On Tue, May 6, 2025 at 7:44 PM Greg KH <gregkh@...uxfoundation.org> wrote:
> You did just make this structure bigger, which has a real effect on many
> systems (think 32bit s390 systems with 30k disks.)  Are you sure this is
> really needed?

No, it's not "needed", and I understand that you question any increase
in struct sizes.

If you really worry about memory usage, kernfs has a lot of potential
for optimizations. One simple example: embed struct kernfs_node into
struct kobject/cgroup_file instead of having a pointer. That would
save 8 bytes plus the overhead for a memory allocation (i.e. that
alone would save more than my patch adds). Would you accept such an
optimization, if I were to submit a patch?

> What userspace tools want this in such that they can not determine this
> any other way?  What do they want this information for?  What is going
> to depend and require this to warrent it being added like this?

We have a process that reaps empty cgroups and reads resource usage
statistics (https://github.com/CM4all/spawn and
https://cm4all-spawn.readthedocs.io/en/latest/#resource-accounting),
and this process would like to know when that cgroup was created. That
means we can measure the lifetime duration of the cgroup, and for
example we can estimate the average CPU usage over the whole lifetime.
Using the cgroup's btime is the natural canonical way to determine
that time stamp, but cgroupfs doesn't implement it.

Sure, our container manager could store the birth time in an xattr ...
but that feels like a lousy kludge.

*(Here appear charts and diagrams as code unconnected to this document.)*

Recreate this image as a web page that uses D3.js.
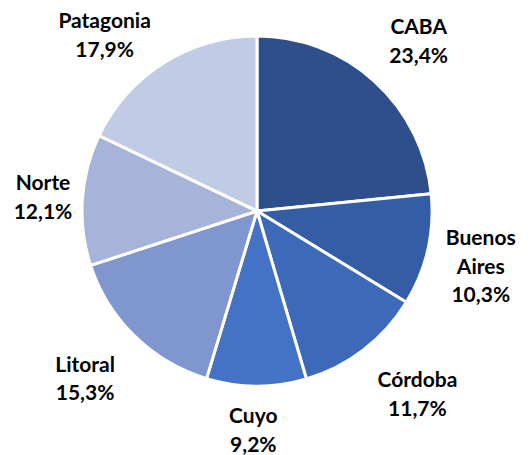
<!DOCTYPE html>
<html>
<head>
<meta charset="utf-8">
<script src="https://cdn.jsdelivr.net/npm/d3@7"></script>
<style>
  html, body { margin: 0; padding: 0; background: #ffffff; }
  svg { display: block; }
  text { font-family: Lato, "Open Sans", sans-serif; font-weight: bold; fill: #000; }
</style>
</head>
<body>
<svg id="chart" width="531" height="455"></svg>
<script>
const categories = ["CABA", "Buenos Aires", "Córdoba", "Cuyo", "Litoral", "Norte", "Patagonia"];
const values = [23.4, 10.3, 11.7, 9.2, 15.3, 12.1, 17.9];
const labelLines = [["CABA"], ["Buenos", "Aires"], ["Córdoba"], ["Cuyo"], ["Litoral"], ["Norte"], ["Patagonia"]];
const colors = ["#2F4F8C", "#355DA6", "#3C69B8", "#4472C4", "#7F96CF", "#A6B4DA", "#C2CBE5"];

const W = 531, H = 455;
const cx = 257, cy = 211, R = 175;
const labelR = R * 1.3;
const lineH = 28.5;
const nudge = {
  "CABA": [9, -1], "Buenos Aires": [2, 5], "Córdoba": [22, 3], "Cuyo": [-3, -8],
  "Litoral": [-13, 5], "Norte": [13, 1], "Patagonia": [-31, 17]
};

const fmt = v => d3.format(".1f")(v).replace(".", ",") + "%";

const data = categories.map((c, i) => ({ cat: c, value: values[i], lines: labelLines[i], color: colors[i] }));

const svg = d3.select("#chart");
const g = svg.append("g").attr("transform", `translate(${cx},${cy})`);

const pie = d3.pie().sort(null).value(d => d.value);
const arc = d3.arc().innerRadius(0).outerRadius(R);
const labelArc = d3.arc().innerRadius(labelR).outerRadius(labelR);
const arcs = pie(data);

g.selectAll("path.slice").data(arcs).join("path")
  .attr("class", "slice")
  .attr("d", arc)
  .attr("fill", d => d.data.color)
  .attr("stroke", "#ffffff")
  .attr("stroke-width", 3)
  .attr("stroke-linejoin", "round");

const labels = g.selectAll("text.lbl").data(arcs).join("text")
  .attr("class", "lbl")
  .attr("text-anchor", "middle")
  .style("font-size", "21px");

labels.each(function(d) {
  const [x0, y0] = labelArc.centroid(d);
  const n = nudge[d.data.cat] || [0, 0];
  const x = x0 + n[0], y = y0 + n[1];
  const lines = d.data.lines.concat([fmt(d.data.value)]);
  const first = y + 7 - (lines.length - 1) * lineH / 2;
  const t = d3.select(this);
  lines.forEach((ln, i) => {
    t.append("tspan").attr("x", x).attr("y", first + i * lineH).text(ln);
  });
});
</script>
</body>
</html>
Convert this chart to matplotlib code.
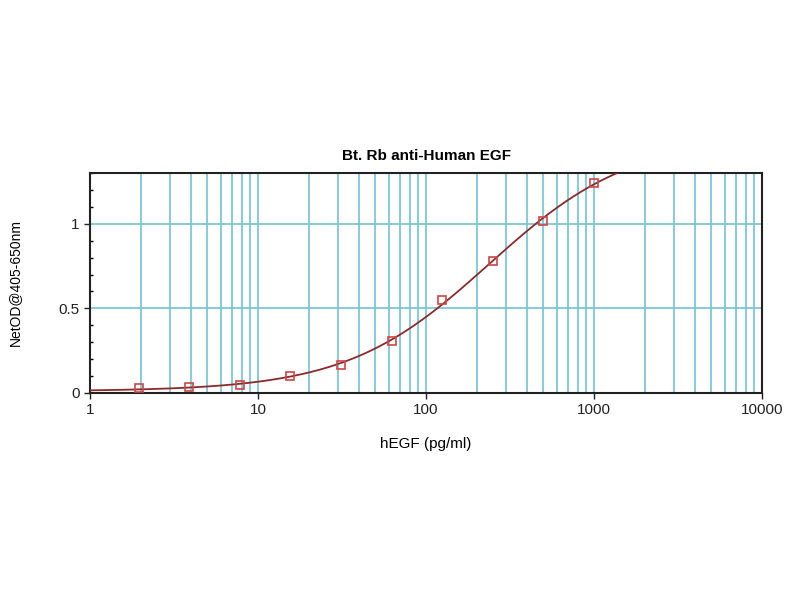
import numpy as np
import matplotlib
matplotlib.use("Agg")
import matplotlib.pyplot as plt
from matplotlib.ticker import LogLocator, NullFormatter, MultipleLocator

plt.rcParams["font.family"] = ["Liberation Sans", "DejaVu Sans"]

conc = [1.95, 3.9, 7.8, 15.6, 31.25, 62.5, 125, 250, 500, 1000]
od = [0.030, 0.035, 0.047, 0.100, 0.166, 0.305, 0.549, 0.780, 1.017, 1.243]

x = np.array(conc, float)
y = np.array(od, float)

def f4(p, xx):
    a, b, c, d = p
    return d + (a - d) / (1 + (xx / c) ** b)

# Levenberg-Marquardt fit of a 4-parameter logistic
p = np.array([0.01, 1.0, 300.0, 1.6])
lam = 1e-2
def resid(p):
    return f4(p, x) - y
for _ in range(500):
    r = resid(p)
    J = np.zeros((len(x), 4))
    for i in range(4):
        dp = np.zeros(4); h = 1e-6 * max(abs(p[i]), 1e-3); dp[i] = h
        J[:, i] = (resid(p + dp) - r) / h
    A = J.T @ J
    g = J.T @ r
    step = np.linalg.solve(A + lam * np.diag(np.diag(A)), -g)
    pn = p + step
    if pn[2] > 0 and np.sum(resid(pn) ** 2) < np.sum(r ** 2):
        p = pn; lam *= 0.5
    else:
        lam *= 3

xs = np.logspace(0, 4, 400)
ys = f4(p, xs)

fig = plt.figure(figsize=(8, 6), dpi=100)
ax = fig.add_axes([0.1125, 0.345, 0.84, 0.3667])
ax.set_xscale("log")
ax.set_xlim(1, 10000)
ax.set_ylim(0, 1.3)

grid_c = "#72c4d2"
ax.xaxis.set_major_locator(LogLocator(base=10, numticks=10))
ax.xaxis.set_minor_locator(LogLocator(base=10, subs=np.arange(2, 10), numticks=20))
ax.xaxis.set_minor_formatter(NullFormatter())
ax.set_xticks([1, 10, 100, 1000, 10000])
ax.set_xticklabels(["1", "10", "100", "1000", "10000"])
ax.yaxis.set_major_locator(MultipleLocator(0.5))
ax.yaxis.set_minor_locator(MultipleLocator(0.1))
ax.set_yticks([0, 0.5, 1])
ax.set_yticklabels(["0", "0.5", "1"])

ax.grid(True, which="both", axis="x", color=grid_c, lw=1.2)
ax.grid(True, which="major", axis="y", color=grid_c, lw=1.2)
ax.set_axisbelow(True)

ax.plot(xs, ys, color="#8b2a2a", lw=1.3, zorder=3)
ax.plot(x, y, ls="none", marker="s", ms=6, mfc="none", mec="#d04545", mew=1.2, zorder=4)

for s in ax.spines.values():
    s.set_linewidth(1.5)
    s.set_color("#222222")
ax.tick_params(which="major", direction="out", length=4, width=1, labelsize=11, colors="#222222")
ax.tick_params(which="minor", direction="in", length=2, width=1)
ax.tick_params(axis="x", which="minor", length=0)

ax.set_title("Bt. Rb anti-Human EGF", fontsize=11, fontweight="bold", pad=9)
ax.set_xlabel("hEGF (pg/ml)", fontsize=11, labelpad=14)
ax.set_ylabel("NetOD@405-650nm", fontsize=10, labelpad=26)

fig.savefig("out.png", dpi=100)
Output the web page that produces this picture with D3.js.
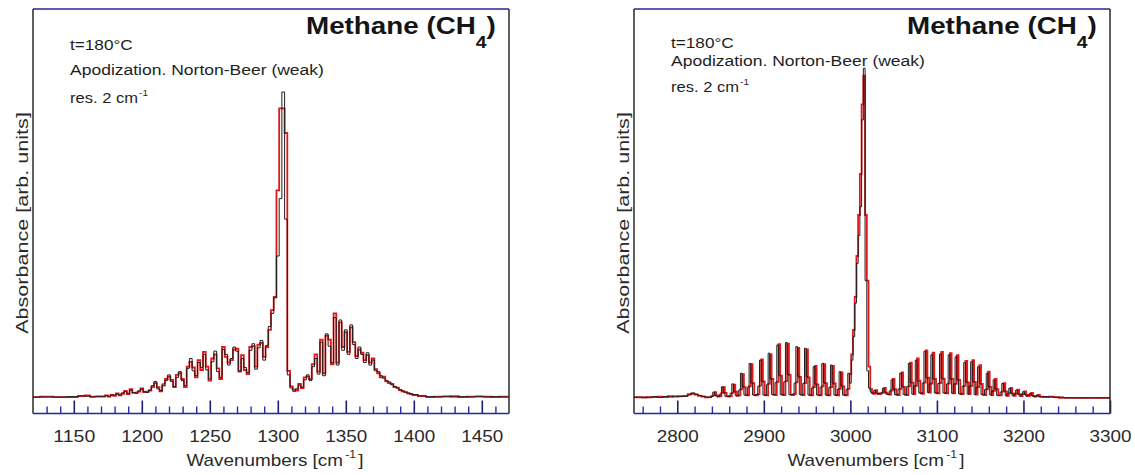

If we have a concept of btime, I
should use that.

(It's okay if you don't like the patch and it doesn't get merged - as
always, I can happily keep it in our private kernel fork. I'm only
offering my work to everybody, because I'm a strong believer in open
source.)

> And knowing when a device shows up in the system isn't that, sorry, the
> kernel log shows that for you already, right?

That was a theoretical example that's of no interest for me currently
(just a side effect of my patch), but it might be interesting for
others.
But are you suggesting that programs should read and parse the kernel
log for that? I don't think any program should ever do that.